U.N RO-RO Bir taşla üç kuş vurmuştur
Sorulması gereken sorular ve alınması gereken cevaplar vardır: 2 milyon 750 milyon Euro borç, 5 yıl iflas erteleme olmasına karşın ödendiyse niye ödenmiştir? İkincisi o borcun 1.5 milyon Euro’su iki gemiyeydi. O gemileri senden sonra kim aldı: U.N Ro-Ro. Peki borcun 500 bin Euro’luk bir kısmı da Toulon Limanı’naydı. O limanın parasını da kim ödedi? Toulon limanını şu an kim kullanıyor: U.N Ro-Ro. Bu borcu ödemek zorunda değilsin. Peki niçin ödendi? Onu ödeyen kudret U.N Ro-Ro ise; iki gemiyi kiraladıysa, Marsilya limanında problemi olduğu için Toulon limanına gittiyse bir taşla üç kuş vurmuş demektir. Hem sektörü bağladı, hem işine gelen borcu ödetti, hem de hisseyi kurtardı.
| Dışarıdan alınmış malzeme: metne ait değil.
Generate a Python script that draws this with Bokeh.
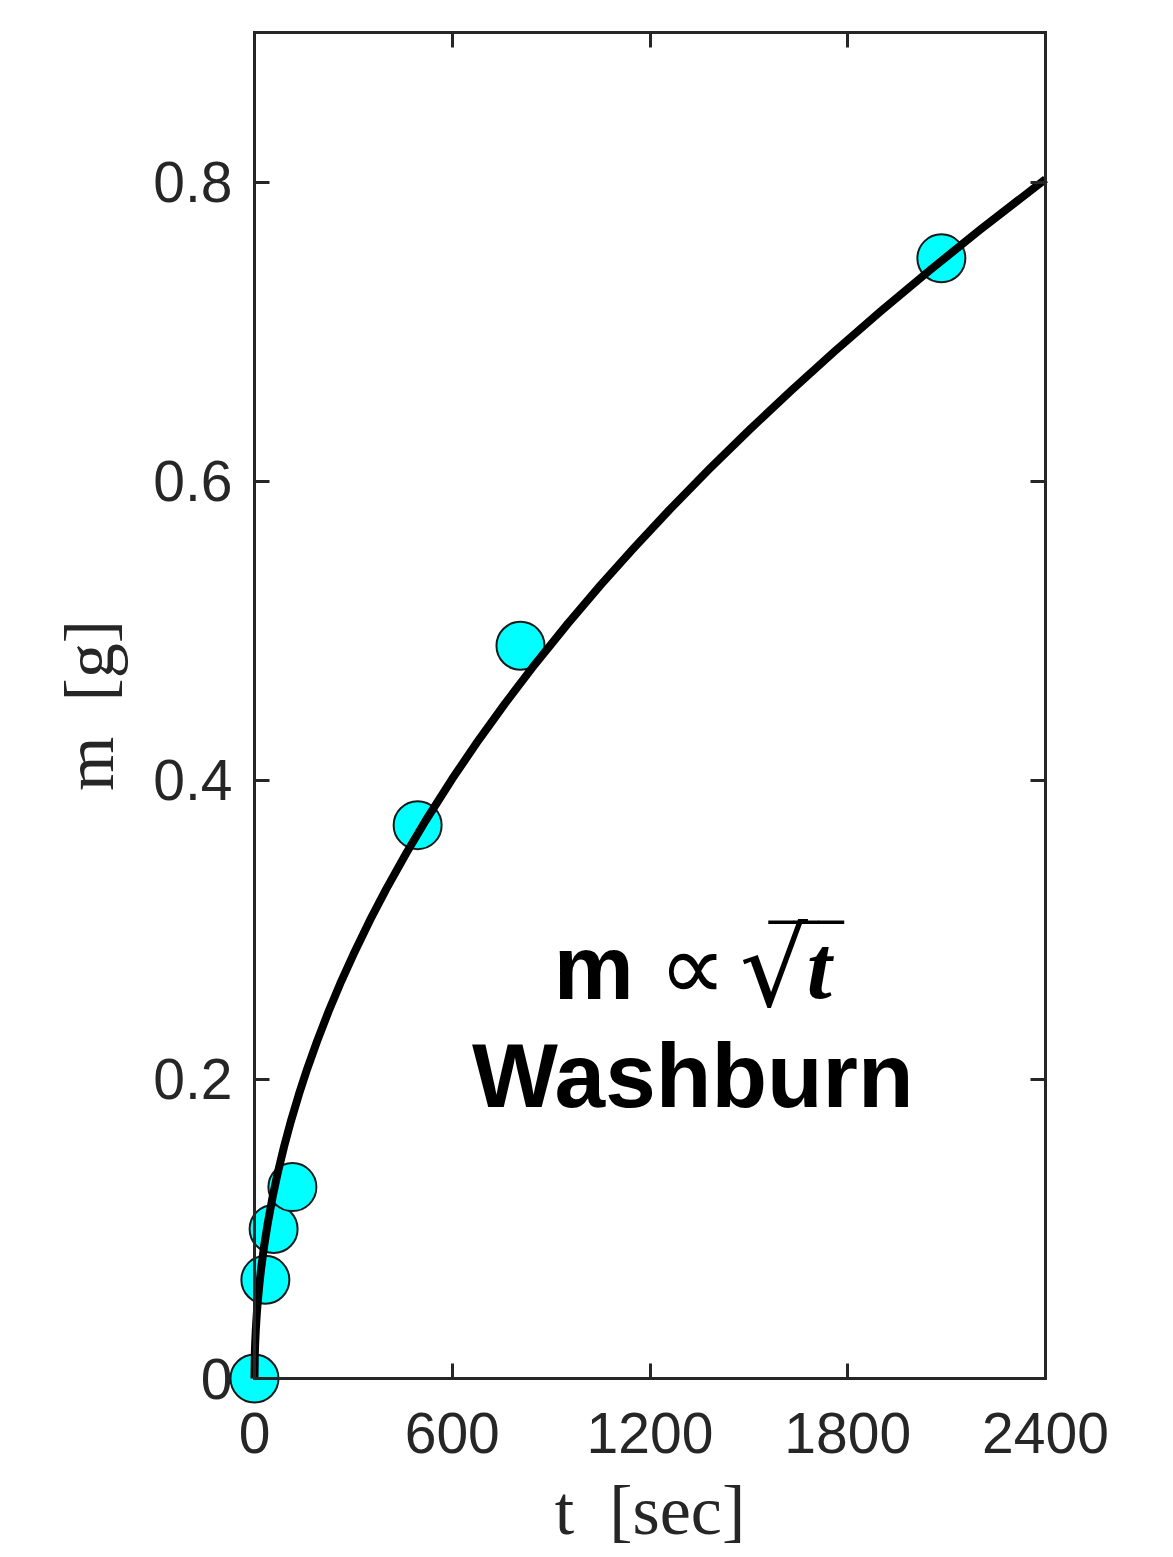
from bokeh.plotting import figure
from bokeh.models import Range1d, LinearAxis, FixedTicker
from bokeh.core.properties import value
from bokeh.embed import file_html
from bokeh.resources import INLINE

# measured data (t in sec, m in g)
t_data = [0, 33, 58, 115, 495, 807, 2084]
m_data = [0.0, 0.066, 0.100, 0.128, 0.370, 0.490, 0.749]

# fitted curve m ~ sqrt(t)
fit_t = [0, 1, 2, 4, 7, 10, 15, 20, 30, 40, 55, 70, 90, 110, 135, 160, 190, 225, 260, 300,
         350, 400, 460, 520, 600, 680, 760, 850, 950, 1050, 1150, 1260, 1380, 1500, 1630,
         1760, 1900, 2050, 2200, 2400]
fit_m = [0.0, 0.0164, 0.0232, 0.0327, 0.0433, 0.0518, 0.0634, 0.0732, 0.0897, 0.1035,
         0.1214, 0.1370, 0.1553, 0.1717, 0.1902, 0.2071, 0.2256, 0.2456, 0.2640, 0.2835,
         0.3063, 0.3274, 0.3511, 0.3733, 0.4010, 0.4269, 0.4513, 0.4773, 0.5046, 0.5305,
         0.5551, 0.5811, 0.6081, 0.6340, 0.6609, 0.6868, 0.7136, 0.7412, 0.7678, 0.8020]

x_ticks = [0, 600, 1200, 1800, 2400]
y_ticks = [0, 0.2, 0.4, 0.6, 0.8]
y_tick_labels = ["0", "0.2", "0.4", "0.6", "0.8"]
x_tick_labels = ["0", "600", "1200", "1800", "2400"]

x_label = "t\u2002[sec]"
y_label = "m\u2002[g]"
ann_line1 = ["m", "\u221d", "\u221a", "t", "___"]
ann_line2 = "Washburn"
ann_x = 1330
ann_y1 = 0.2513
ann_y2 = 0.179

AX = "#262626"

p = figure(frame_width=1173, frame_height=1525,
           x_range=Range1d(-770.6, 2788.3), y_range=Range1d(-0.11965, 0.9),
           output_backend="svg", toolbar_location=None,
           x_axis_location=None, y_axis_location=None,
           min_border_left=0, min_border_top=32, min_border_right=0, min_border_bottom=0)
p.outline_line_color = None
for g in p.grid:
    g.visible = False
p.background_fill_color = "white"
p.border_fill_color = "white"


def style_axis(ax):
    ax.axis_line_color = AX
    ax.axis_line_width = 3
    ax.axis_line_cap = "square"
    ax.major_tick_line_color = AX
    ax.major_tick_line_width = 3
    ax.major_tick_in = 15
    ax.major_tick_out = 0
    ax.minor_tick_line_color = AX
    ax.minor_tick_line_width = 3
    ax.minor_tick_in = 15
    ax.minor_tick_out = 0
    ax.major_label_text_font = "Liberation Sans"
    ax.major_label_text_font_size = "57px"
    ax.major_label_text_color = AX
    ax.axis_label_text_font = "Liberation Serif"
    ax.axis_label_text_font_size = "70px"
    ax.axis_label_text_font_style = "normal"
    ax.axis_label_text_color = AX


left = LinearAxis(fixed_location=0, bounds=(0, 0.9), ticker=FixedTicker(ticks=y_ticks),
                  major_label_overrides={k: v for k, v in zip(y_ticks, y_tick_labels)},
                  axis_label=y_label)
style_axis(left)
left.major_label_standoff = 22
left.axis_label_standoff = 22
p.add_layout(left, "left")

bottom = LinearAxis(fixed_location=0, bounds=(0, 2400), ticker=FixedTicker(ticks=x_ticks),
                    major_label_overrides={k: v for k, v in zip(x_ticks, x_tick_labels)},
                    axis_label=x_label)
style_axis(bottom)
bottom.major_label_standoff = 34
bottom.axis_label_standoff = 16
p.add_layout(bottom, "below")

# box top / right: tick marks only (minor ticks carry no labels)
top = LinearAxis(bounds=(0, 2400), ticker=FixedTicker(ticks=[], minor_ticks=x_ticks))
style_axis(top)
p.add_layout(top, "above")

right = LinearAxis(fixed_location=2400, bounds=(0, 0.9),
                   ticker=FixedTicker(ticks=[], minor_ticks=y_ticks))
style_axis(right)
p.add_layout(right, "right")

p.scatter(t_data, m_data, size=48, fill_color="#00FFFF", line_color="#1a1a1a", line_width=2)
p.line(fit_t, fit_m, line_color="black", line_width=8, line_join="round")

# annotation: "m ∝ √t" and "Washburn"
x_offs = [-139, -34, 47, 114, 76]
y_offs = [-35, -36, -34, -35, -108]
fonts = ["Liberation Sans", "DejaVu Sans", "DejaVu Serif", "Liberation Serif", "DejaVu Sans"]
styles = ["bold", "normal", "normal", "bold italic", "normal"]
sizes = ["90px", "95px", "107px", "90px", "50px"]
for txt, xo, yo, fnt, sty, sz in zip(ann_line1, x_offs, y_offs, fonts, styles, sizes):
    p.text(x=[ann_x], y=[ann_y1], text=[txt], x_offset=xo, y_offset=yo, text_font=value(fnt),
           text_font_style=sty, text_font_size=sz, text_align="left",
           text_baseline="alphabetic", text_color="black")
p.text(x=[ann_x], y=[ann_y2], text=[ann_line2], y_offset=-35, text_font=value("Liberation Sans"),
       text_font_style="bold", text_font_size="91px", text_align="center",
       text_baseline="alphabetic", text_color="black")

open("out.html", "w").write(file_html(p, INLINE))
İkinci bir derneğin oluşmasına izin vermem
Sonuçta hiçbir bilgi gizli kalmaz. Kişisel olarak kendi şirketini yönetirken gizli işler yapabilirsin. Nereden bakarsanız bakın derneğin mal varlığı 25 milyon Euro’dur. Yani onun her üyesi en az 25 bin Euro’luk mala sahiptir. Siz böyle bir yapıyı tehdit ve şantajla sürdüremezsiniz.
Ben bu sektörü iyi tanırım. 77 yılında sektörü kurduğumuzda 85-90 nakliyeci vardı. Bu sektör bir yere geldiyse o dönemi aşarak gelmiştir. Üyelere karşı sorumlulukları bilirim. Nasıl suiistimal edilebilir onları da bilirim. Genel kurulda da ikinci bir derneğin oluşmasına asla izin vermem. Ben bunları tek tek nakliyecilere anlatacağım.